Simon Townsend (born 27 November 1945) is an Australian journalist who became a popular television host during the 1980s. He is now retired.

Vietnam War conscientious objector
In the mid-1960s whilst living in Woy Woy and working as a columnist for a community paper he became a conscientious objector against the Vietnam War.

He gained national prominence on his anti-conscription stance, he said, "I suddenly decided to be a . . . objector to the Vietnam War. I then went to Sydney, I met people, I joined the groups and I read. And suddenly I had an intellectual basis for my objection to the Vietnam War. And that was when I got very busy, objecting, going to court and I ended up in Long Bay Gaol for a month. And in 1968 I ended up in the army prison for a month. I was court-martialled while I was there."

Television Host
Townsend is best remembered in Australia as the host and producer of the popular children's show, Simon Townsend's Wonder World.

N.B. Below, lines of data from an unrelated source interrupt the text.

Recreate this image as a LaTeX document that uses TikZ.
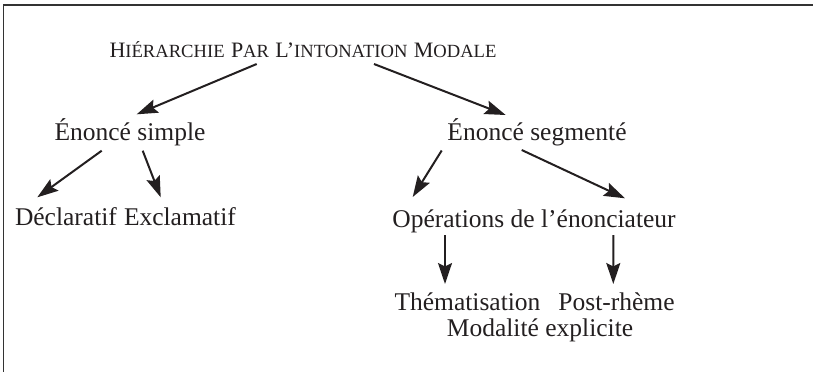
\documentclass[tikz,border=0pt]{standalone}
\usepackage{fontspec}
\setmainfont{Liberation Serif}
\usetikzlibrary{arrows.meta}
\definecolor{ink}{HTML}{231F20}
\newcommand{\scw}[2]{{\fontsize{22bp}{26bp}\selectfont #1}{\fontsize{18.6bp}{26bp}\selectfont #2}}
\begin{document}
\begin{tikzpicture}[x=1bp,y=-1bp,
  lbl/.style={inner sep=0pt, outer sep=0pt, text=ink, font=\fontsize{25.5bp}{30bp}\selectfont},
  arr/.style={draw=ink, line width=2bp, -{Stealth[length=21bp,width=14bp,inset=3.5bp]}},
  frame/.style={draw=black!80, line width=1.8bp}]
\useasboundingbox (0,0) rectangle (813,372);
\draw[frame] (813,5) -- (3.5,5) -- (3.5,372);
% nodes
\node[lbl, anchor=base] (t) at (303,57) {\scw{H}{IÉRARCHIE} \scw{P}{AR} \scw{L’}{INTONATION} \scw{M}{ODALE}};
\node[lbl, anchor=base] (es) at (130,140) {Énoncé simple};
\node[lbl, anchor=base] (eg) at (537,140) {Énoncé segmenté};
\node[lbl, anchor=base west] (d) at (15,225) {Déclaratif};
\node[lbl, anchor=base west] (e) at (124,225) {Exclamatif};
\node[lbl, anchor=base] (op) at (534,227) {Opérations de l’énonciateur};
\node[lbl, anchor=base] (th) at (467.5,310) {Thématisation};
\node[lbl, anchor=base] (pr) at (616.5,310) {Post-rhème};
\node[lbl, anchor=base] (mo) at (540,336.7) {Modalité explicite};
% connectors
\draw[arr] ([shift={(-46.3,7)}]t.base) -- ([shift={(6.7,-25.7)}]es.base);
\draw[arr] ([shift={(71,7)}]t.base) -- ([shift={(-31.3,-25)}]eg.base);
\draw[arr] ([shift={(-28.3,10.7)}]es.base) -- ([shift={(22.3,-27.7)}]d.base west);
\draw[arr] ([shift={(12.7,10.7)}]es.base) -- ([shift={(36.7,-27.7)}]e.base west);
\draw[arr] ([shift={(-95.3,10.5)}]eg.base) -- ([shift={(-121.3,-30)}]op.base);
\draw[arr] ([shift={(-15.3,10)}]eg.base) -- ([shift={(91,-28.7)}]op.base);
\draw[arr] ([shift={(-89,8)}]op.base) -- ([shift={(-22.5,-26)}]th.base);
\draw[arr] ([shift={(79.3,8)}]op.base) -- ([shift={(-3.2,-26)}]pr.base);
\end{tikzpicture}
\end{document}
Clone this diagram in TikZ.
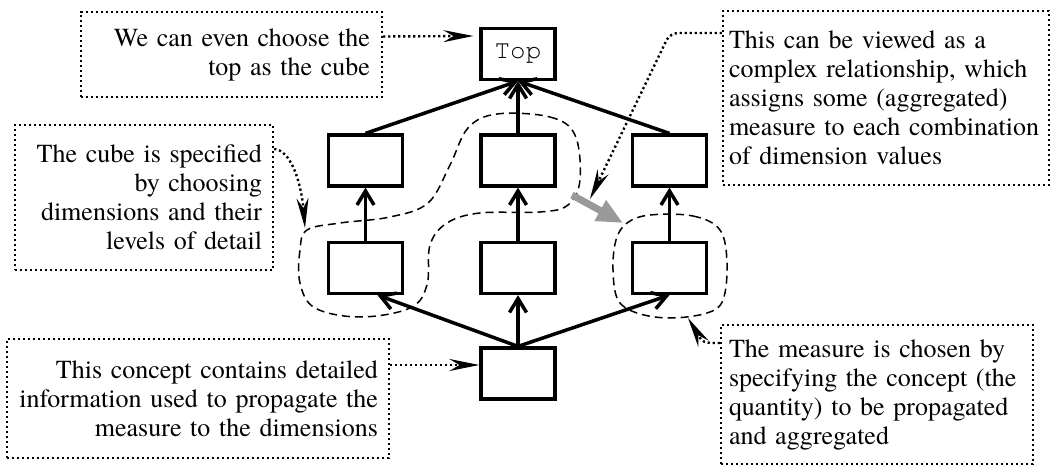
\documentclass[tikz,border=0pt]{standalone}
\usepackage{fontspec}
\setmainfont{texgyretermes-regular.otf}
\setmonofont{texgyrecursor-regular.otf}
\usetikzlibrary{arrows.meta}
\begin{document}
\begin{tikzpicture}[x=1pt,y=-1pt,
  font=\fontsize{26}{29}\selectfont,
  concept/.style={draw, line width=3.2pt, minimum width=74pt, minimum height=51pt,
    inner sep=0pt, fill=white},
  link/.style={line width=3.5pt, -{Straight Barb[length=14pt,width=17pt]}},
  note/.style={draw, line width=2.4pt, dash pattern=on 2.2pt off 2.8pt,
    inner sep=0pt},
  pointer/.style={line width=2.4pt, dash pattern=on 2.2pt off 2.8pt,
    -{Stealth[length=30pt,width=12pt,inset=10pt]}},
  hull/.style={line width=1.5pt, dash pattern=on 8pt off 5pt},
  bigarrow/.style={line width=7pt, black!40, -{Triangle[length=26pt,width=22pt]}},
]
\useasboundingbox (0,0) rectangle (1052,468);

% dashed outlines of the chosen cube and measure
\draw[hull] plot[smooth cycle, tension=0.6] coordinates {(497,114) (550,117)
  (575,135) (580,180) (568,205) (540,212) (480,213) (447,223) (430,245)
  (427,285) (410,308) (360,317) (315,308) (300,283) (300,250) (307,230)
  (340,223) (390,217) (428,203) (450,165) (468,128)};
\draw[hull] plot[smooth cycle, tension=0.6] coordinates {(650,215) (693,216)
  (720,230) (727,263) (723,300) (707,313) (670,318) (637,313) (618,300)
  (613,270) (616,240) (627,223)};

% concept lattice
\node[concept] (top) at (518,54) {\texttt{Top}};
\node[concept] (ml) at (365.5,160.5) {};
\node[concept] (mc) at (518,160.5) {};
\node[concept] (mr) at (669.5,160.5) {};
\node[concept] (ll) at (365.5,268) {};
\node[concept] (lc) at (518,268) {};
\node[concept] (lr) at (669.5,268) {};
\node[concept] (b) at (518,373.5) {};

\draw[link] (ml.north) -- (top.south);
\draw[link] (mc.north) -- (top.south);
\draw[link] (mr.north) -- (top.south);
\draw[link] (ll.north) -- (ml.south);
\draw[link] (lc.north) -- (mc.south);
\draw[link] (lr.north) -- (mr.south);
\draw[link] (b.north) -- ([xshift=12pt]ll.south);
\draw[link] (b.north) -- (lc.south);
\draw[link] (b.north) -- (lr.south);

% annotations
\node[note, minimum width=301pt, minimum height=85pt, text width=277pt,
  align=right] (n1) at (231.5,54.5) {We can even choose the\\top as the cube};
\node[note, minimum width=258pt, minimum height=145pt, text width=236pt,
  align=right] (n2) at (144,197.5)
  {The cube is specified\\by choosing\\dimensions and their\\levels of detail};
\node[note, minimum width=382pt, minimum height=119pt, text width=360pt,
  align=right] (n3) at (198,398.5)
  {This concept contains detailed\\information used to propagate the\\measure to the dimensions};
\node[note, minimum width=326pt, minimum height=174pt, text width=314pt,
  align=left] (n4) at (886,98)
  {This can be viewed as a\\complex relationship, which\\assigns some (aggregated)\\measure to each combination\\of dimension values};
\node[note, minimum width=312pt, minimum height=139pt, text width=296pt,
  align=left] (n5) at (877,394.5)
  {The measure is chosen by\\specifying the concept (the\\quantity) to be propagated\\and aggregated};

\coordinate (hullL) at (305,228);
\coordinate (hullC) at (590,199);
\coordinate (hullR) at (688,318);
\coordinate (gs) at (572,195);
\coordinate (ge) at (623,223);

\draw[pointer] ([yshift=18pt]n1.east) -- ([xshift=-6pt,yshift=18pt]top.west);
\draw[pointer] ([yshift=48.5pt]n2.east) .. controls (290,150) and (301,180) .. (hullL);
\draw[pointer] ([yshift=33.5pt]n3.east) -- ([yshift=8.5pt]b.west);
\draw[pointer, rounded corners=8pt] ([yshift=65pt]n4.west) -- (670,33) -- (hullC);
\draw[pointer] ([yshift=51.5pt]n5.west) .. controls (703,343) .. (hullR);

\draw[bigarrow] (gs) -- (ge);
\end{tikzpicture}
\end{document}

In 1993, he hosted a show on the Australian Broadcasting Corporation called TVTV. It contained a mixture of interviews with television personalities promoting their shows and reviews of television shows new to the screen.  Presenters of this show were Edith Bliss (who worked previously on Wonder World), and musician James Valentine formerly of the band, Models and Townsend.

He has also appeared on a celebrity version of Sale of the Century.

Personal life
Townsend has suffered three strokes.  In August 2005, he told ABC TV he feared the next stroke might kill him.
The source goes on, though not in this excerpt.